Kristie L. Ebi, director of the Center for Health and the Global Environment at the University of Washington, told the Associated Press that that “the report never said we only have 12 years left.”

When the IPCC report first came out, I noted:

The report asserts that if no policies aimed specifically at reducing carbon dioxide emissions are adopted, then average global temperature is projected to rise by 3.66°C by 2100, resulting in global GDP loss of 2.6 percent from what it would otherwise have been. Comparatively speaking, in the 2°C and 1.5°C scenarios, global GDP would only be reduced by 0.5 percent or 0.3 percent respectively.

Concretely, the global GDP of $80 trillion, growing at 3 percent annually, would rise to $903 trillion by 2100. A 2.6 percent reduction means that it would only be $880 trillion by 2100. A 0.3 percent decrease implies a loss of $2.7 trillion resulting in a global GDP of $900 trillion. Note that the IPCC is recommending that the world spend between now and 2035 more than $45 trillion in order to endow $2.7 trillion more in annual income on people living three generations hence. Assuming the worst case loss of 2.6 percent of GDP in world with a population of 10 billion that would mean that they would have to scrape by on an average income of just $88,000 per year (the average global GDP per capita now is $10,500.)

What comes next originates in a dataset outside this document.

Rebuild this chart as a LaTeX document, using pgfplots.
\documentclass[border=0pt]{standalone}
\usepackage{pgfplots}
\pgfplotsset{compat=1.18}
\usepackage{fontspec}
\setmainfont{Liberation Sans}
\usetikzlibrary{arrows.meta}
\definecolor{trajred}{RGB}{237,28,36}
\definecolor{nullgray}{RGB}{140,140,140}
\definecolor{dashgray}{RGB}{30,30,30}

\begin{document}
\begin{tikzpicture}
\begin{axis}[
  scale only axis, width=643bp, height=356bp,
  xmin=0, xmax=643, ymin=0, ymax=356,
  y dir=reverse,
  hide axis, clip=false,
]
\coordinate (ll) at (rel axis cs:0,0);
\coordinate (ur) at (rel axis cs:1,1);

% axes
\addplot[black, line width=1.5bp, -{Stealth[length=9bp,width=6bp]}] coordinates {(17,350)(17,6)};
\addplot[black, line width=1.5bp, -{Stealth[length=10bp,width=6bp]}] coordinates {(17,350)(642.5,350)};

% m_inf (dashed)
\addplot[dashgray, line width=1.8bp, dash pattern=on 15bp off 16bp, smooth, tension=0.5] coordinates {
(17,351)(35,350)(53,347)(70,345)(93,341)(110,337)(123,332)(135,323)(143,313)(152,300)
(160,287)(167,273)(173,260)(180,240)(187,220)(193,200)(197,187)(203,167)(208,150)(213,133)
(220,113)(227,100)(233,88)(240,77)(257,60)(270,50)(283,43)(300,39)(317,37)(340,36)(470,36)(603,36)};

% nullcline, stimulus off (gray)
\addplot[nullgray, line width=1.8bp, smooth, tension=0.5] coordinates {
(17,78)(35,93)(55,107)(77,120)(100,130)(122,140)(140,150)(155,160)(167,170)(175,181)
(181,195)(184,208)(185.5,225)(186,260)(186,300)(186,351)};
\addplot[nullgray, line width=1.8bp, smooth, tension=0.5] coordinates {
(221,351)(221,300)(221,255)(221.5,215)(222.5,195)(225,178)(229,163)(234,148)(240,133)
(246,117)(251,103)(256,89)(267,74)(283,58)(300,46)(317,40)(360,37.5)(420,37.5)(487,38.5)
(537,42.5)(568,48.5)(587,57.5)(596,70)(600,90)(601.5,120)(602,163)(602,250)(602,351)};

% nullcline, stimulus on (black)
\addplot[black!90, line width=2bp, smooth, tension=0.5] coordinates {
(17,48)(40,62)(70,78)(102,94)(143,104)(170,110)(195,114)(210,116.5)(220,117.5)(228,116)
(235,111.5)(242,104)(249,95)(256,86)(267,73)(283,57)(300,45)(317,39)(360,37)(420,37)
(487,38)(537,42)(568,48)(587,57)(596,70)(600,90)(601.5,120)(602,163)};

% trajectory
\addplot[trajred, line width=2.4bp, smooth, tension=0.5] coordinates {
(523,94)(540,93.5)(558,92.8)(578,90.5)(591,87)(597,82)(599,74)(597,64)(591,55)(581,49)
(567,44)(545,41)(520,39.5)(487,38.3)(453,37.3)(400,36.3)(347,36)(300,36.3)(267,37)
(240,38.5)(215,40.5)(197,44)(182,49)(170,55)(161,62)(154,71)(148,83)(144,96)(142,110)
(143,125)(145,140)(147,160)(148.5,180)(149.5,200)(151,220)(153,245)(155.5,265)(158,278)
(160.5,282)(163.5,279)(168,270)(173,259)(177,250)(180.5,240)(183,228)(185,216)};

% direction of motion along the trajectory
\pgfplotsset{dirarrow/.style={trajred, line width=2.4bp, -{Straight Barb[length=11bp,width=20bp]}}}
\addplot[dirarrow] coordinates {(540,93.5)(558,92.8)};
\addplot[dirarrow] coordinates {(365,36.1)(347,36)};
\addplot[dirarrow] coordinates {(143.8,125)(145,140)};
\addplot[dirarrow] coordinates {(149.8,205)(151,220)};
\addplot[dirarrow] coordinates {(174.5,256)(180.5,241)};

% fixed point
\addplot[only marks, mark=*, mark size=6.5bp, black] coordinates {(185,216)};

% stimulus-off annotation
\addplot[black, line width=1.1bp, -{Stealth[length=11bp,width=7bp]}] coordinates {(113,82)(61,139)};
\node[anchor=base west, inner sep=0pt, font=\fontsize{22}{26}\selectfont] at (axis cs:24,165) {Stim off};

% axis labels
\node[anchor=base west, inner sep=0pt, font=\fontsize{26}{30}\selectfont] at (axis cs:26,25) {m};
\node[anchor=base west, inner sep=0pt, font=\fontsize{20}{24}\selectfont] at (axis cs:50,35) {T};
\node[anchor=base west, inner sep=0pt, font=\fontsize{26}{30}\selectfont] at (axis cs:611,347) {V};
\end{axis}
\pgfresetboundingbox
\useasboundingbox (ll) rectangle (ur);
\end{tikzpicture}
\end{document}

Living in the warmer world of 2100 on incomes that are around eight times higher than the current average is not the end of civilization.

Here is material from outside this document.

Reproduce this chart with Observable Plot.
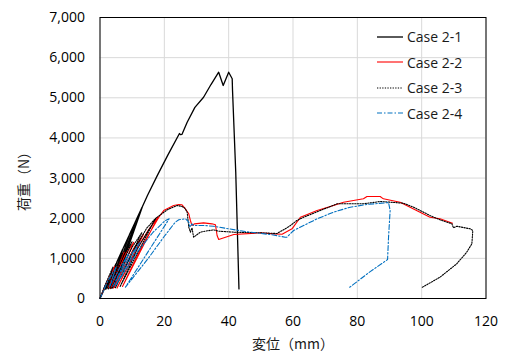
<!DOCTYPE html>
<html><head><meta charset="utf-8">
<script src="https://cdn.jsdelivr.net/npm/d3@7"></script>
<script src="https://cdn.jsdelivr.net/npm/@observablehq/plot@0.6"></script>
<style>
body{margin:0;background:#fff;}
#wrap{position:relative;width:516px;height:354px;overflow:hidden;}
#wrap svg.plot text{fill:#1a1a1a;}
.atitle{position:absolute;font-family:"Noto Sans CJK JP","Open Sans",sans-serif;font-size:14px;color:#1a1a1a;white-space:nowrap;line-height:16px;}
#xtitle{left:293px;top:335px;transform:translateX(-50%);}
#ytitle{left:23px;top:178px;transform:translate(-50%,-50%) rotate(-90deg);}
#legend{position:absolute;left:376px;top:24px;font-family:"Open Sans",sans-serif;font-size:14px;color:#1a1a1a;}
#legend .row{height:25.5px;display:flex;align-items:center;}
#legend svg{margin-right:3px;}
</style></head><body><div id="wrap"></div>
<script>
// Case 2-1 (black solid): [displacement mm, load N]
const case21 = [
  [0,0],[3,520],[1.8,230],[3.2,560],[5,870],[2.6,240],[5.2,900],[7,1220],[3.2,250],[7.2,1250],
  [9,1560],[3.6,260],[9.2,1600],[11,1910],[4.0,270],[11.2,1950],[13,2260],[4.4,280],[13.2,2290],
  [14.75,2566],[17.8,3060],[21,3560],[24.7,4110],[25.0,4080],[25.5,4090],[27.1,4392],[29.5,4760],
  [32.2,5014],[34.5,5330],[36.9,5637],[38.3,5306],[40.0,5637],[41.1,5473],[41.2,5181],[42.2,3150],[43.2,240]
];
// Case 2-2 (red solid)
const case22 = [
  [0,0],[1.5,300],[4.5,800],[2.5,260],[5,700],[7.5,1150],[3.3,260],[8,1120],[10.5,1400],[4.2,260],
  [10.5,1250],[12.6,1490],[13.5,1600],[5.3,260],[11,1150],[15,1700],[18,2030],[7,300],[13,1300],[18.3,2025],
  [19.8,2190],[22.9,2317],[24.5,2340],[25.5,2334],[26.3,2259],[27.6,2110],[28.1,1943],[28.6,1818],
  [29.4,1860],[32.2,1885],[34.8,1860],[35.9,1835],[36.4,1570],[36.9,1470],[41.6,1594],[49.8,1636],
  [54,1610],[56.6,1600],[59.7,1736],[62.3,2025],[67.5,2192],[72.6,2317],[75.7,2399],[81.9,2483],
  [83,2541],[87.1,2541],[88.1,2483],[93.3,2399],[99.5,2150],[102.6,2025],[105.7,1985],[109.6,1876]
];
// Case 2-3 (black dotted)
const case23 = [
  [0,0],[1.5,320],[4,780],[2.2,250],[4.5,700],[7,1130],[3,250],[7.5,1100],[10,1420],[3.8,260],
  [10,1280],[13,1640],[4.8,270],[10.5,1200],[14.5,1750],[17.3,2000],[6.2,290],[12,1300],[17.5,2010],
  [20.9,2209],[24,2317],[25.5,2292],[26.4,2250],[27.1,2150],[27.6,1777],[28.1,1652],[28.6,1760],
  [29.1,1527],[31.2,1652],[32.2,1670],[35.3,1711],[36.9,1677],[41.6,1652],[49.8,1636],[55,1620],
  [57.6,1736],[59.2,1818],[61.2,1943],[63.3,2025],[68.5,2192],[73.7,2359],[77.8,2359],[81.9,2359],
  [87.1,2416],[90.2,2399],[94.3,2374],[97.5,2275],[102.6,2067],[105.7,1960],[109.4,1860],[109.9,1761],
  [110.9,1801],[115.1,1736],[115.9,1694],[115.6,1362],[114,1153],[110.9,864],[105.7,531],[100.1,275]
];
// Case 2-4 (blue dash-dot)
const case24 = [
  [0,0],[2.5,450],[5,780],[3,300],[6,740],[9,1120],[4,300],[9.5,1080],[12.5,1400],[4.8,320],
  [12,1200],[16.5,1650],[20.3,1943],[21.5,1985],[7.9,282],[15,1000],[20,1550],[23.4,1901],
  [24.5,1960],[26.6,1985],[27.6,1901],[27.9,1777],[28.6,1860],[29.1,1818],[32,1820],[35.3,1800],
  [40,1736],[45.2,1669],[53.5,1587],[57.6,1527],[58.1,1527],[60.2,1694],[67.5,1985],[72.6,2150],
  [77.8,2275],[83,2342],[89.7,2390],[90.2,2192],[89.7,1527],[89.4,970],[84,670],[77.3,260]
];

const seriesNames = ["Case 2-1","Case 2-2","Case 2-3","Case 2-4"];
const xTicks = [0,20,40,60,80,100,120];
const yTicks = [0,1000,2000,3000,4000,5000,6000,7000];
const xLabel = "変位（mm）";
const yLabel = "荷重（N）";

const lineStyles = [
  {stroke:"#000000", strokeWidth:1.3, dash:null},
  {stroke:"#ff0000", strokeWidth:1.1, dash:null},
  {stroke:"#000000", strokeWidth:1.1, dash:"1.3,1.3"},
  {stroke:"#0070c0", strokeWidth:1.1, dash:"5,2,1.5,2"}
];
const seriesData = [case21, case22, case23, case24];

const chart = Plot.plot({
  width: 516, height: 354,
  marginLeft: 99.5, marginRight: 30.5, marginTop: 17, marginBottom: 56,
  style: {fontFamily: "'Open Sans', sans-serif", fontSize: "14px", background: "#fff"},
  x: {domain: [0,120]},
  y: {domain: [0,7000]},
  marks: [
    Plot.gridX(xTicks, {stroke: "#d9d9d9", strokeOpacity: 1, strokeWidth: 1}),
    Plot.gridY(yTicks, {stroke: "#d9d9d9", strokeOpacity: 1, strokeWidth: 1}),
    ...seriesData.map((data, i) => Plot.line(data, {
      x: d => d[0], y: d => d[1],
      stroke: lineStyles[i].stroke, strokeWidth: lineStyles[i].strokeWidth,
      strokeDasharray: lineStyles[i].dash, strokeLinejoin: "round"
    })),
    Plot.axisX({ticks: xTicks, tickSize: 0, tickPadding: 18, label: null}),
    Plot.axisY({ticks: yTicks, tickSize: 0, tickPadding: 15, tickFormat: d3.format(","), label: null}),
    Plot.frame({stroke: "#000", strokeWidth: 1})
  ]
});
const wrap = document.getElementById("wrap");
wrap.appendChild(chart);

// Axis titles
const xt = document.createElement("div");
xt.id = "xtitle"; xt.className = "atitle"; xt.textContent = xLabel;
const yt = document.createElement("div");
yt.id = "ytitle"; yt.className = "atitle"; yt.textContent = yLabel;
wrap.appendChild(xt); wrap.appendChild(yt);

// Legend (inside plot area, top right)
const legend = document.createElement("div");
legend.id = "legend";
seriesNames.forEach((name, i) => {
  const row = document.createElement("div");
  row.className = "row";
  const s = lineStyles[i];
  row.innerHTML = `<svg width="28" height="6"><line x1="1" x2="27" y1="3" y2="3" stroke="${s.stroke}" stroke-width="${s.strokeWidth}" ${s.dash ? `stroke-dasharray="${s.dash}"` : ""}/></svg><span>${name}</span>`;
  legend.appendChild(row);
});
wrap.appendChild(legend);
</script>
</body></html>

During the debate, tech entrepreneur Andrew Yang had an interestingly different take on the challenges posed by man-made climate change. He noted that the U.S. is responsible for only about 15 percent of global emissions, so “even if we were to curb our emissions dramatically, the earth is still going to get warmer.” He added, “This is going to be a tough truth, but we are too late. We are 10 years too late. We need to do everything we can to start moving the climate in the right direction, but we also need to start moving our people to higher ground.”

One interpretation is that “higher ground” in Yang’s lexicon is a metaphor for making it possible for folks to adapt to whatever climate change is coming. (Of course, it more concretely suggests more wealth will make it possible for folks to withdraw from rising seas and flooding rivers.) Yang continued that the best way to get people to higher ground is “to put economic resources into your hands so you can protect yourself and your families.” While Yang is most likely referencing his universal basic income plan, his insight is correct that adopting policies that speed up innovation and wealth creation will enable people to adapt to and even thrive in a warmer world.

Climate change is a problem, but, contrary to the dark apprehensions of many Democratic Party presidential hopefuls, the end of the world is not scheduled for 2030.